### [GOAL]
The lines to extract run from the first line of the material below to the line containing "const days = ['Day 0', 'Day 14', 'Day 21'];", both included; leave the pictures behind.
────────────────
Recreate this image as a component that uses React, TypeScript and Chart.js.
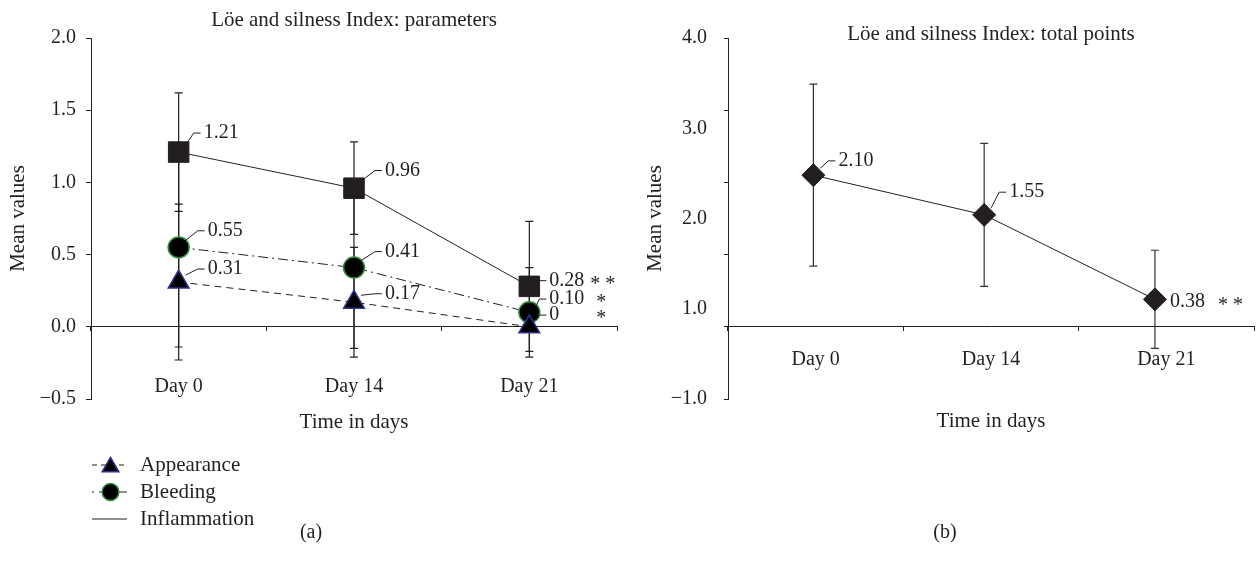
import React, { useEffect, useRef } from 'react';
import { Chart, registerables } from 'chart.js';

Chart.register(...registerables);

// ---------- data ----------
const days = ['Day 0', 'Day 14', 'Day 21'];

const appearance = [0.31, 0.17, 0];
const appearanceErr = [0.54, 0.38, 0];
const bleeding = [0.55, 0.41, 0.1];
const bleedingErr = [0.69, 0.56, 0.31];
const inflammation = [1.21, 0.96, 0.28];
const inflammationErr = [0.41, 0.32, 0.45];
const leftTicks = [-0.5, 0, 0.5, 1.0, 1.5, 2.0];
const day21Marks = ['*', '*', '* *']; // appearance, bleeding, inflammation

const totalPoints = [2.1, 1.55, 0.38];
const totalErr = [1.26, 0.99, 0.68];
const totalTickMarks = [-1, 0, 1, 2, 3, 4];
const totalTickValues = [-1, 0.25, 1.5, 2.75, 4];
const totalTickLabels = ['\u22121.0', '1.0', '2.0', '3.0', '4.0'];
const totalMark = '* *';

// ---------- style ----------
const FONT = "'Liberation Serif', 'Times New Roman', serif";
const INK = '#231f20';
const FS = 20;
const FT = 21;

const fmtVal = (v: number) => (v === 0 ? '0' : v.toFixed(2));
const fmtTick = (v: number) => (v < 0 ? '\u2212' : '') + Math.abs(v).toFixed(1);

function drawMarker(ctx: CanvasRenderingContext2D, style: string, x: number, y: number, r: number, fill: string, stroke: string, bw: number) {
  ctx.save();
  ctx.fillStyle = fill;
  ctx.strokeStyle = stroke;
  ctx.lineWidth = bw;
  ctx.setLineDash([]);
  ctx.beginPath();
  if (style === 'triangle') {
    ctx.moveTo(x, y - r);
    ctx.lineTo(x + r * Math.sin((2 * Math.PI) / 3), y + r / 2);
    ctx.lineTo(x - r * Math.sin((2 * Math.PI) / 3), y + r / 2);
    ctx.closePath();
  } else if (style === 'circle') {
    ctx.arc(x, y, r, 0, Math.PI * 2);
  } else {
    ctx.rect(x - r * 0.707, y - r * 0.707, r * 1.414, r * 1.414);
  }
  ctx.fill();
  if (bw > 0) ctx.stroke();
  ctx.restore();
}

const extrasPlugin = {
  id: 'extras',
  beforeDatasetsDraw(chart: any) {
    const ctx = chart.ctx;
    chart.data.datasets.forEach((ds: any, i: number) => {
      if (!ds.errors) return;
      const meta = chart.getDatasetMeta(i);
      const ys = chart.scales[meta.yAxisID];
      meta.data.forEach((pt: any, j: number) => {
        const raw = ds.data[j];
        const val = typeof raw === 'number' ? raw : raw.y;
        const e = ds.errors[j];
        if (!e) return;
        const top = ys.getPixelForValue(val + e);
        const bot = ys.getPixelForValue(val - e);
        ctx.save();
        ctx.strokeStyle = ds.errorColor || INK;
        ctx.lineWidth = 1.2;
        ctx.beginPath();
        ctx.moveTo(pt.x, top);
        ctx.lineTo(pt.x, bot);
        ctx.moveTo(pt.x - 4, top);
        ctx.lineTo(pt.x + 4, top);
        ctx.moveTo(pt.x - 4, bot);
        ctx.lineTo(pt.x + 4, bot);
        ctx.stroke();
        ctx.restore();
      });
    });
  },
  afterDatasetsDraw(chart: any) {
    const ctx = chart.ctx;
    chart.data.datasets.forEach((ds: any, i: number) => {
      const meta = chart.getDatasetMeta(i);
      meta.data.forEach((pt: any, j: number) => {
        const raw = ds.data[j];
        const val = typeof raw === 'number' ? raw : raw.y;
        const lp = ds.labelPos ? ds.labelPos[j] : null;
        if (!lp) return;
        const [dx, dy, lead] = lp;
        ctx.save();
        ctx.fillStyle = INK;
        ctx.strokeStyle = INK;
        ctx.lineWidth = 1;
        if (lead) {
          const sy = Math.max(dy, -7);
          ctx.beginPath();
          ctx.moveTo(pt.x + 7, pt.y + sy);
          ctx.lineTo(pt.x + dx - 10, pt.y + dy);
          ctx.lineTo(pt.x + dx - 3, pt.y + dy);
          ctx.stroke();
        }
        ctx.font = `${FS}px ${FONT}`;
        ctx.textAlign = 'left';
        ctx.textBaseline = 'middle';
        ctx.fillText(fmtVal(val), pt.x + dx, pt.y + dy);
        if (ds.marks && ds.marks[j]) {
          const [txt, mdx] = ds.marks[j];
          ctx.fillText(txt, pt.x + mdx, pt.y + dy + 4);
        }
        ctx.restore();
      });
    });
  },
  afterDraw(chart: any, _args: any, opts: any) {
    const ctx = chart.ctx;
    const ca = chart.chartArea;
    ctx.save();
    ctx.fillStyle = INK;
    ctx.textBaseline = 'middle';
    if (opts.title) {
      ctx.font = `${FT}px ${FONT}`;
      ctx.textAlign = 'center';
      ctx.fillText(opts.title.text, (ca.left + ca.right) / 2, opts.title.y);
    }
    if (opts.caption) {
      ctx.font = `${FS}px ${FONT}`;
      ctx.textAlign = 'center';
      ctx.fillText(opts.caption.text, opts.caption.x, opts.caption.y);
    }
    if (opts.legend) {
      const lg = opts.legend;
      ctx.font = `${FT}px ${FONT}`;
      chart.data.datasets.forEach((ds: any, i: number) => {
        const y = lg.y0 + i * lg.step;
        ctx.save();
        ctx.strokeStyle = ds.borderColor;
        ctx.lineWidth = 1;
        ctx.setLineDash(ds.legendDash || []);
        ctx.beginPath();
        ctx.moveTo(lg.x0, y);
        ctx.lineTo(lg.x1, y);
        ctx.stroke();
        ctx.restore();
        if (ds.legendMarker !== false) {
          drawMarker(ctx, ds.pointStyle, (lg.x0 + lg.x1) / 2 + 1, y + (ds.pointStyle === 'triangle' ? 2 : 0), ds.pointRadius * 0.8, ds.pointBackgroundColor, ds.pointBorderColor, ds.pointBorderWidth);
        }
        ctx.fillStyle = INK;
        ctx.textAlign = 'left';
        ctx.fillText(ds.label, lg.textX, y);
      });
    }
    ctx.restore();
  },
};

const tickFont = { family: FONT, size: FS };
const titleFont = { family: FONT, size: FT };

function leftConfig(): any {
  return {
    type: 'line',
    data: {
      labels: days,
      datasets: [
        {
          label: 'Appearance',
          data: appearance,
          errors: appearanceErr,
          borderColor: INK,
          borderWidth: 1,
          borderDash: [7, 5],
          legendDash: [5, 4],
          pointStyle: 'triangle',
          pointRadius: 12,
          pointBackgroundColor: '#000',
          pointBorderColor: '#2e3192',
          pointBorderWidth: 1.5,
          labelPos: [[29, -13, 1], [31, -8.5, 1], [20, -11.7, 1]],
          marks: [null, null, [day21Marks[0], 67]],
        },
        {
          label: 'Bleeding',
          data: bleeding,
          errors: bleedingErr,
          borderColor: INK,
          borderWidth: 1,
          borderDash: [10, 4, 2, 4],
          legendDash: [2, 5, 10, 3],
          pointStyle: 'circle',
          pointRadius: 10.5,
          pointBackgroundColor: '#000',
          pointBorderColor: '#2f8f3f',
          pointBorderWidth: 1.5,
          labelPos: [[29, -16.6, 1], [31, -16, 1], [20, -13.3, 1]],
          marks: [null, null, [day21Marks[1], 67]],
        },
        {
          label: 'Inflammation',
          data: inflammation,
          errors: inflammationErr,
          borderColor: INK,
          borderWidth: 1,
          pointStyle: 'rect',
          pointRadius: 14.5,
          pointBackgroundColor: INK,
          pointBorderColor: INK,
          pointBorderWidth: 1,
          legendMarker: false,
          labelPos: [[25, -19, 1], [31, -17.7, 1], [20, -5.7, 1]],
          marks: [null, null, [day21Marks[2], 61]],
        },
      ],
    },
    options: {
      animation: false,
      responsive: false,
      events: [],
      layout: { autoPadding: false, padding: { left: 0, right: 11, top: 38, bottom: 168 } },
      plugins: {
        legend: { display: false },
        tooltip: { enabled: false },
        extras: {
          title: { text: 'L\u00f6e and silness Index: parameters', y: 20 },
          caption: { text: '(a)', x: 311, y: 533 },
          legend: { x0: 92, x1: 127, y0: 465, step: 27, textX: 140 },
        },
      },
      scales: {
        y: {
          position: 'left',
          min: -0.5,
          max: 2.0,
          afterBuildTicks: (s: any) => {
            s.ticks = leftTicks.map((v) => ({ value: v }));
          },
          afterFit: (s: any) => {
            s.width = 91;
          },
          ticks: { color: INK, font: tickFont, padding: 10, callback: (v: any) => fmtTick(Number(v)) },
          grid: { display: true, drawOnChartArea: false, drawTicks: true, tickLength: 5, color: INK },
          border: { display: true, color: INK, width: 1 },
          title: { display: true, text: 'Mean values', color: INK, font: titleFont, padding: { top: 6, bottom: 0 } },
        },
        x: {
          type: 'category',
          position: { y: 0 },
          offset: true,
          afterFit: (s: any) => {
            s.height = 108;
            s.paddingLeft = 0;
            s.paddingRight = 0;
          },
          ticks: { color: INK, font: tickFont, padding: 44, maxRotation: 0 },
          grid: { display: true, drawOnChartArea: false, offset: true, drawTicks: true, tickLength: 4, color: INK },
          border: { display: true, color: INK, width: 1 },
          title: { display: true, text: 'Time in days', color: INK, font: titleFont, padding: { top: 0, bottom: 0 } },
        },
      },
    },
    plugins: [extrasPlugin],
  };
}

function rightConfig(): any {
  return {
    type: 'line',
    data: {
      labels: days,
      datasets: [
        {
          label: 'Total points',
          xAxisID: 'xp',
          yAxisID: 'y',
          data: totalPoints.map((v, i) => ({ x: i, y: v })),
          errors: totalErr,
          errorColor: '#333',
          borderColor: INK,
          borderWidth: 1,
          pointStyle: 'rectRot',
          pointRadius: 11.5,
          pointBackgroundColor: INK,
          pointBorderColor: INK,
          pointBorderWidth: 1,
          labelPos: [[25, -14.3, 1], [25, -22.7, 1], [15, 2, 0]],
          marks: [null, null, [totalMark, 63]],
        },
      ],
    },
    options: {
      animation: false,
      responsive: false,
      events: [],
      layout: { autoPadding: false, padding: { left: 0, right: 2, top: 38, bottom: 168 } },
      plugins: {
        legend: { display: false },
        tooltip: { enabled: false },
        extras: {
          title: { text: 'L\u00f6e and silness Index: total points', y: 34 },
          caption: { text: '(b)', x: 317, y: 533 },
        },
      },
      scales: {
        y: {
          position: 'left',
          weight: 0,
          min: -1,
          max: 4,
          afterBuildTicks: (s: any) => {
            s.ticks = totalTickMarks.map((v) => ({ value: v }));
          },
          afterFit: (s: any) => {
            s.width = 4;
          },
          ticks: { display: false },
          grid: { display: true, drawOnChartArea: false, drawTicks: true, tickLength: 4, color: INK },
          border: { display: true, color: INK, width: 1 },
        },
        yLab: {
          position: 'left',
          weight: 1,
          min: -1,
          max: 4,
          afterBuildTicks: (s: any) => {
            s.ticks = totalTickValues.map((v) => ({ value: v }));
          },
          afterFit: (s: any) => {
            s.width = 96;
          },
          ticks: { color: INK, font: tickFont, padding: 9, callback: (_v: any, i: number) => totalTickLabels[i] },
          grid: { display: false },
          border: { display: false },
          title: { display: true, text: 'Mean values', color: INK, font: titleFont, padding: { top: 15, bottom: 0 } },
        },
        x: {
          type: 'category',
          position: { y: 0 },
          offset: true,
          afterFit: (s: any) => {
            s.height = 107;
            s.paddingLeft = 0;
            s.paddingRight = 0;
          },
          ticks: { color: INK, font: tickFont, padding: 17, maxRotation: 0 },
          grid: { display: true, drawOnChartArea: false, offset: true, drawTicks: true, tickLength: 4, color: INK },
          border: { display: true, color: INK, width: 1 },
          title: { display: true, text: 'Time in days', color: INK, font: titleFont, padding: { top: 0, bottom: 0 } },
        },
        xp: {
          type: 'linear',
          display: false,
          min: -0.5,
          max: 2.58,
        },
      },
    },
    plugins: [extrasPlugin],
  };
}

export default function App() {
  const leftRef = useRef<HTMLCanvasElement>(null);
  const rightRef = useRef<HTMLCanvasElement>(null);

  useEffect(() => {
    Chart.defaults.font.family = FONT;
    const c1 = new Chart(leftRef.current as HTMLCanvasElement, leftConfig());
    const c2 = new Chart(rightRef.current as HTMLCanvasElement, rightConfig());
    return () => {
      c1.destroy();
      c2.destroy();
    };
  }, []);

  return (
    <div style={{ position: 'absolute', left: 0, top: 0, width: 1256, height: 567, background: '#fff' }}>
      <canvas ref={leftRef} width={628} height={567} style={{ position: 'absolute', left: 0, top: 0, width: 628, height: 567 }} />
      <canvas ref={rightRef} width={628} height={567} style={{ position: 'absolute', left: 628, top: 0, width: 628, height: 567 }} />
    </div>
  );
}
────────────────
### [FULL ANSWER]
Recreate this image as a component that uses React, TypeScript and Chart.js.
import React, { useEffect, useRef } from 'react';
import { Chart, registerables } from 'chart.js';

Chart.register(...registerables);

// ---------- data ----------
const days = ['Day 0', 'Day 14', 'Day 21'];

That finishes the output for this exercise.